National Employment Savings Trust Corp., London, received an additional £329 million ($423 million) in funding from the U.K. government, according to a statement by Guy Opperman, the U.K. minister for pensions and financial inclusion.
A NEST spokesman said NEST does not plan to access the £329 million. "It's a guarantee should we wind up as a scheme," he said. The guarantee was provided by the U.K. Department for Work and Pensions following a provision that requires multiemployer plans to obtain permits from the Pensions Regulator to continue to operate in the market.
TPR required a "letter of comfort" from the government to provide a contingent liability, according to the ministerial statement.
Under the 2017 Pension Act, the plan must be financially sustainable and must hold sufficient financial reserves to cover potential closure without putting costs onto plan participants.
"The letter confirms that, in the remote possibility of a triggering-event occurring, government would fund NEST through to closure and meet any one off associated closure costs. This gives a remote contingent liability of £329 million," the statement said.
The expected loss calculated by the department is £16.45 million. NEST has a break-even point estimated for 2027 and is on track to meet that goal, the spokesman said.
"While the news that NEST has got out of holding capital through a government guarantee doesn't come as a surprise, the government needs to give some serious thought about NEST's position in the market — is it a private market participant or is it part of government?" said Darren Philp, head of policy at multiemployer plan Smart Pension, in an email commenting on the announcement.

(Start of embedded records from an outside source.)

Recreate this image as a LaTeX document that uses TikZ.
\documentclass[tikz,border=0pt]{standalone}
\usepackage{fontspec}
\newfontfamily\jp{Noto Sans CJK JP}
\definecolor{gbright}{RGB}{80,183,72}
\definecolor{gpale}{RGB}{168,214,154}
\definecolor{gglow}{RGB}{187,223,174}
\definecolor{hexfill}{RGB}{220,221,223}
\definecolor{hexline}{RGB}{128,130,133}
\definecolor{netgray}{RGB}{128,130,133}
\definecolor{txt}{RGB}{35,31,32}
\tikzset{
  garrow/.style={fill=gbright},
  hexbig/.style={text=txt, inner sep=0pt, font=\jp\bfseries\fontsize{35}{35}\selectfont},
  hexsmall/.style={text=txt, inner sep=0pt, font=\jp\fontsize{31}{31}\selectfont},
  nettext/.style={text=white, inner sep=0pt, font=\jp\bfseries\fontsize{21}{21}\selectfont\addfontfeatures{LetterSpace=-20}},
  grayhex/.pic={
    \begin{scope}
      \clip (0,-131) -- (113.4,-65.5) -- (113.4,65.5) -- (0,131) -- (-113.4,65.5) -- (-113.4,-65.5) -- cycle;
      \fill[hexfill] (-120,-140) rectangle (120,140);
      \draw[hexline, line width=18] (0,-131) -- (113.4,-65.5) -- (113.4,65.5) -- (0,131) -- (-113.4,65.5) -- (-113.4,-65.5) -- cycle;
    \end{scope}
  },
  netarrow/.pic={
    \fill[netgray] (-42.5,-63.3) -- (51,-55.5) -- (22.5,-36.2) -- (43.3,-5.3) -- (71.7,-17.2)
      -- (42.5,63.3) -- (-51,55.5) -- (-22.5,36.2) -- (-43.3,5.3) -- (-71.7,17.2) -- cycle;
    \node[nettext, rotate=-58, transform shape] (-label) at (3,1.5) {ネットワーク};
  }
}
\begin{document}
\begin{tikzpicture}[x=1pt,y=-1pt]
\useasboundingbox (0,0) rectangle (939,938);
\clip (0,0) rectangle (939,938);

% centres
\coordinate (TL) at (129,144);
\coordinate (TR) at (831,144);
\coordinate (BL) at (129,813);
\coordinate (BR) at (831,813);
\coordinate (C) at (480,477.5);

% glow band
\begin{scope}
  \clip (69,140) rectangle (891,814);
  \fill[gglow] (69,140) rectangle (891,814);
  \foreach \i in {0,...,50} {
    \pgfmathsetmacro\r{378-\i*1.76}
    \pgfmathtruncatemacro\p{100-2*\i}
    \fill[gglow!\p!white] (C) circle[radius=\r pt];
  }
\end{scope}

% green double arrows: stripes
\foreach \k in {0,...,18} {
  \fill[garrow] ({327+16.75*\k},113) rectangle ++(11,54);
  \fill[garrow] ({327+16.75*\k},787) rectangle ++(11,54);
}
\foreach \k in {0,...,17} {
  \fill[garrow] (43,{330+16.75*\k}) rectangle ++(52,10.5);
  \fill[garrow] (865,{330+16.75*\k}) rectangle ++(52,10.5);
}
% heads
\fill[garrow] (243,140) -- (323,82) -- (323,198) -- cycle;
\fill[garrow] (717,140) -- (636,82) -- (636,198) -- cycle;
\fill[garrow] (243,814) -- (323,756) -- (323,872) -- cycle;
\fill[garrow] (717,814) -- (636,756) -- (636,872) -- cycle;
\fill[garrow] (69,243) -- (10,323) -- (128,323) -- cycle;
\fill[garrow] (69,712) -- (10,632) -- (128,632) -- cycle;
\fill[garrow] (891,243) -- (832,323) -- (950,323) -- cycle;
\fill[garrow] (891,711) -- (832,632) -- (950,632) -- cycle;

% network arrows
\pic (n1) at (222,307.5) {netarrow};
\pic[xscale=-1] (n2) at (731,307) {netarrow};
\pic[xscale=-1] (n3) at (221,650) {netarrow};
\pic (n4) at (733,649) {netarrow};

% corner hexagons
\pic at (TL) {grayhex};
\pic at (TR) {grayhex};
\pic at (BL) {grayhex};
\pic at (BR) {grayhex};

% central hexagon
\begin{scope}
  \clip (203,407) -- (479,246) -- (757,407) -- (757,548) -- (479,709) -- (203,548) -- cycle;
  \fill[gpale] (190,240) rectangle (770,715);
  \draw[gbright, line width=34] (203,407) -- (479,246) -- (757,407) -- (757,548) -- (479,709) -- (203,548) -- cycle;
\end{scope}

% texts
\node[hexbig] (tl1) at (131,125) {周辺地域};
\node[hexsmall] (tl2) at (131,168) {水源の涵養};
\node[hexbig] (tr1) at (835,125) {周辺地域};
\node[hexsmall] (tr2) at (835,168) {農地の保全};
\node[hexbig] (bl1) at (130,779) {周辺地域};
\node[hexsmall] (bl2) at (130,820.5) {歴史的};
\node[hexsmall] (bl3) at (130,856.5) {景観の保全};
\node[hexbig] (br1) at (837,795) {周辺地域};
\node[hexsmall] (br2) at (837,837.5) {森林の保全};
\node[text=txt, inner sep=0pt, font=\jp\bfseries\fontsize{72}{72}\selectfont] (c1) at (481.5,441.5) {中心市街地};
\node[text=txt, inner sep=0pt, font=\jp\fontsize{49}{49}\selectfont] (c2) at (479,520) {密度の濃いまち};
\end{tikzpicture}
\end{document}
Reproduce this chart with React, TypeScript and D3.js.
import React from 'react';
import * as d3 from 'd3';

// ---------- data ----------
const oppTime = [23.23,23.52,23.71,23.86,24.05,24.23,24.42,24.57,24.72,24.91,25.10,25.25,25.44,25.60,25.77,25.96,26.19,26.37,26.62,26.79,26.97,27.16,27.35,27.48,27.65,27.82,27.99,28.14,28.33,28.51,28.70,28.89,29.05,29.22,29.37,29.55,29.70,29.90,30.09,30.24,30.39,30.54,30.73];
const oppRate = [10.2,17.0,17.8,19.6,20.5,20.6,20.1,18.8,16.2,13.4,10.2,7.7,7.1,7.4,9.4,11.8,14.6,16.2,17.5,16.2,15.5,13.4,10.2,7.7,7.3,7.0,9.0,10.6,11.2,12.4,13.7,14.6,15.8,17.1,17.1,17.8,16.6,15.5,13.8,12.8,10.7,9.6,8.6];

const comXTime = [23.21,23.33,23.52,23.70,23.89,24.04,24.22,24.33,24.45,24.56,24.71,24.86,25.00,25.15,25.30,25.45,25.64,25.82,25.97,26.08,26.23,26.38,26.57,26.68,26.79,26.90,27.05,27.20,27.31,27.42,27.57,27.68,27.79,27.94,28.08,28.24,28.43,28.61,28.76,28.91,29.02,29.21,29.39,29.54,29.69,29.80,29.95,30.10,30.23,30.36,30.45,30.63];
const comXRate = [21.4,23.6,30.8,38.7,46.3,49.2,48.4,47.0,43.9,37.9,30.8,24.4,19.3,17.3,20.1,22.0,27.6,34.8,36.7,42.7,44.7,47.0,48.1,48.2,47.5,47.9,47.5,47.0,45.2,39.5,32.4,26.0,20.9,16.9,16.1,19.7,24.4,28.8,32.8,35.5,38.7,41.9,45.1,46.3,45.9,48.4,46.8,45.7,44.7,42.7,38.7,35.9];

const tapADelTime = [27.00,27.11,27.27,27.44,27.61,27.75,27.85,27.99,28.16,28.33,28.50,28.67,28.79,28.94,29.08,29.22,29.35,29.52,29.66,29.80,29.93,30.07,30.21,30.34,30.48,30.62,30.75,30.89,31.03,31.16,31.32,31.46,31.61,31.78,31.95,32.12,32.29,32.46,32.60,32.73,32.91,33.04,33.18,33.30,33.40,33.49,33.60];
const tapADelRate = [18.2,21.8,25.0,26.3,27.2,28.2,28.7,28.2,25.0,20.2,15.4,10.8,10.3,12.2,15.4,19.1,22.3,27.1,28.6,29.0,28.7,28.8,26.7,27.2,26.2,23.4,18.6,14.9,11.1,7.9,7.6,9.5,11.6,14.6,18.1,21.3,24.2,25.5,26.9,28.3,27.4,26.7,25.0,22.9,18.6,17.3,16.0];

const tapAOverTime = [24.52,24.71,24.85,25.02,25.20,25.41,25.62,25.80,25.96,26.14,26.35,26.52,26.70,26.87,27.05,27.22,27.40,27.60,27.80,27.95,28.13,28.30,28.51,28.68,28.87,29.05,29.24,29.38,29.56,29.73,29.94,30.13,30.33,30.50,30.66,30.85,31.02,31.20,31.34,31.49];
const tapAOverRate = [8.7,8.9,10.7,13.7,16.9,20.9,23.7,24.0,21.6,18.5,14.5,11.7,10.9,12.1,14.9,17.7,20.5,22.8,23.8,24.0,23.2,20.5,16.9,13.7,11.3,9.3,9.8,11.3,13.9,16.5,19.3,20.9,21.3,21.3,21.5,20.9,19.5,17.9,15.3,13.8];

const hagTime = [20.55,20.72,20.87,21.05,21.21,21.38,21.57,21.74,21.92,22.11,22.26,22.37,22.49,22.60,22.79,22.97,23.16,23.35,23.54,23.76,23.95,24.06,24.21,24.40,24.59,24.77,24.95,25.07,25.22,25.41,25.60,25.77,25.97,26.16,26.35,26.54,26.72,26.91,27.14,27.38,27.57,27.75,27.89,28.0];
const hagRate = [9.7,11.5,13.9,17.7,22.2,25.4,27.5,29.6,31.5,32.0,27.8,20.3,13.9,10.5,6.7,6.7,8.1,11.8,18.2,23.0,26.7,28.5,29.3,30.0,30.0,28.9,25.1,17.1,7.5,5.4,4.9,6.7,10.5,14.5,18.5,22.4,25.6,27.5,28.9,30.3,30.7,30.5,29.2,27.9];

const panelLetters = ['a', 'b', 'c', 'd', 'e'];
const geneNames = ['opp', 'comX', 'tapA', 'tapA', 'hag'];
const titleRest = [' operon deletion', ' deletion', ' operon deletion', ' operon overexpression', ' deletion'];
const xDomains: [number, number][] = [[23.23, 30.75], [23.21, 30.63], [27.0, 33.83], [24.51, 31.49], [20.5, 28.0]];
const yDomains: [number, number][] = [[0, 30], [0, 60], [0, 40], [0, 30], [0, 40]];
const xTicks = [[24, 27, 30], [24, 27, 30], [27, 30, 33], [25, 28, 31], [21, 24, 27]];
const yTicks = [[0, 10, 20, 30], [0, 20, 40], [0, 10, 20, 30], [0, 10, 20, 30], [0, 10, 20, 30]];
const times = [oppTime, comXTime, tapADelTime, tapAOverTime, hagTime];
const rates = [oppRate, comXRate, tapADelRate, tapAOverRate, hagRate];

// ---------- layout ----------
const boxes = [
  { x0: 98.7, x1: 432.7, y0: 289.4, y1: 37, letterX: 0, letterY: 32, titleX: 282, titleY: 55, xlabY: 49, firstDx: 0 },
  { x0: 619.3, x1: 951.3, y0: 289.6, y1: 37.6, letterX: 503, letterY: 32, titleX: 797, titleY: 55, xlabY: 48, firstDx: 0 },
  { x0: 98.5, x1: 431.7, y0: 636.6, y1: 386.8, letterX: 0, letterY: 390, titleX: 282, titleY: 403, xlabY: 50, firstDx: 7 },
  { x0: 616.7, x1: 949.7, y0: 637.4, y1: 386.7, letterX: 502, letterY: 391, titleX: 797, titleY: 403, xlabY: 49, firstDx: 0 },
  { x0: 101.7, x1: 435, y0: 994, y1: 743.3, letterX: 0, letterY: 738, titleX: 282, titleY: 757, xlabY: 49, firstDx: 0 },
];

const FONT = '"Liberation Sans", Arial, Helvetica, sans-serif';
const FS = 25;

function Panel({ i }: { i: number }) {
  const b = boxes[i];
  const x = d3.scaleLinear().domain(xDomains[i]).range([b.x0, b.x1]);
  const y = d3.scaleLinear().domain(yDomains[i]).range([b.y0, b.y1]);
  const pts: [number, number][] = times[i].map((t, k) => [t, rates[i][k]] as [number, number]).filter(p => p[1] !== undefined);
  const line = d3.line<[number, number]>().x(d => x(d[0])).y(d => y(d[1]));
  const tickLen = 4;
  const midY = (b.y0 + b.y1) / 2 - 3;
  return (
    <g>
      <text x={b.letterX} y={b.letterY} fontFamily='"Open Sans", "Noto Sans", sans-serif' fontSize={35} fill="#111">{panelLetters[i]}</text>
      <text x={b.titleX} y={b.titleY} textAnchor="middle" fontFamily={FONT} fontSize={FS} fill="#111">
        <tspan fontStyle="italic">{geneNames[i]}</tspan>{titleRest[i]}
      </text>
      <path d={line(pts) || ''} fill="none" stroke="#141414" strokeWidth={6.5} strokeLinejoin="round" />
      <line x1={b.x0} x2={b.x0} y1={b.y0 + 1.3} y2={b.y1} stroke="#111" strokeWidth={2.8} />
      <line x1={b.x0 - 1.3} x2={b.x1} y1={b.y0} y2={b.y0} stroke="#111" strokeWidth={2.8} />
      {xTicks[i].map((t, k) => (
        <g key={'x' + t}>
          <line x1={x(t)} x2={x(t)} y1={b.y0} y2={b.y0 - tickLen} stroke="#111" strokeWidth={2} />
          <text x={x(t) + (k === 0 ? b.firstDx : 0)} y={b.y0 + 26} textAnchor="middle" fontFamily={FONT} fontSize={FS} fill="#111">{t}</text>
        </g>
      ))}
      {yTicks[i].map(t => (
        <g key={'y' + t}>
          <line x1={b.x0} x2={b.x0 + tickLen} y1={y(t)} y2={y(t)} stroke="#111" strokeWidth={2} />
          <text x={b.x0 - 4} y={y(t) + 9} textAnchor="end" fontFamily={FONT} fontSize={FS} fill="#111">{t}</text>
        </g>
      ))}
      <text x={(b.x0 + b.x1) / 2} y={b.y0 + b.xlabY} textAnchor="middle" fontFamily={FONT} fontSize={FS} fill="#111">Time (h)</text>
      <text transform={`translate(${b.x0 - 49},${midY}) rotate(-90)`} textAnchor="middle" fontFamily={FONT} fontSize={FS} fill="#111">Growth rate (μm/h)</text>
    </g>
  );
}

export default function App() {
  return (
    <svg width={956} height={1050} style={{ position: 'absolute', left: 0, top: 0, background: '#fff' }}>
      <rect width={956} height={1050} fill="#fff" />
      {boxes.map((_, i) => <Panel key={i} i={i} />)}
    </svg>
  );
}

"It cannot be allowed to unfairly leverage its privileged position, which will only stifle innovation and an effective market," Mr. Philp said. "We've come along way as an industry in recent times, but the time has now come for the government, NEST and the regulator to come clean about NEST's future role."
The £4.1 billion NEST was established by the U.K. government in 2012 to support workplace automatic enrollment program for low-wage earners.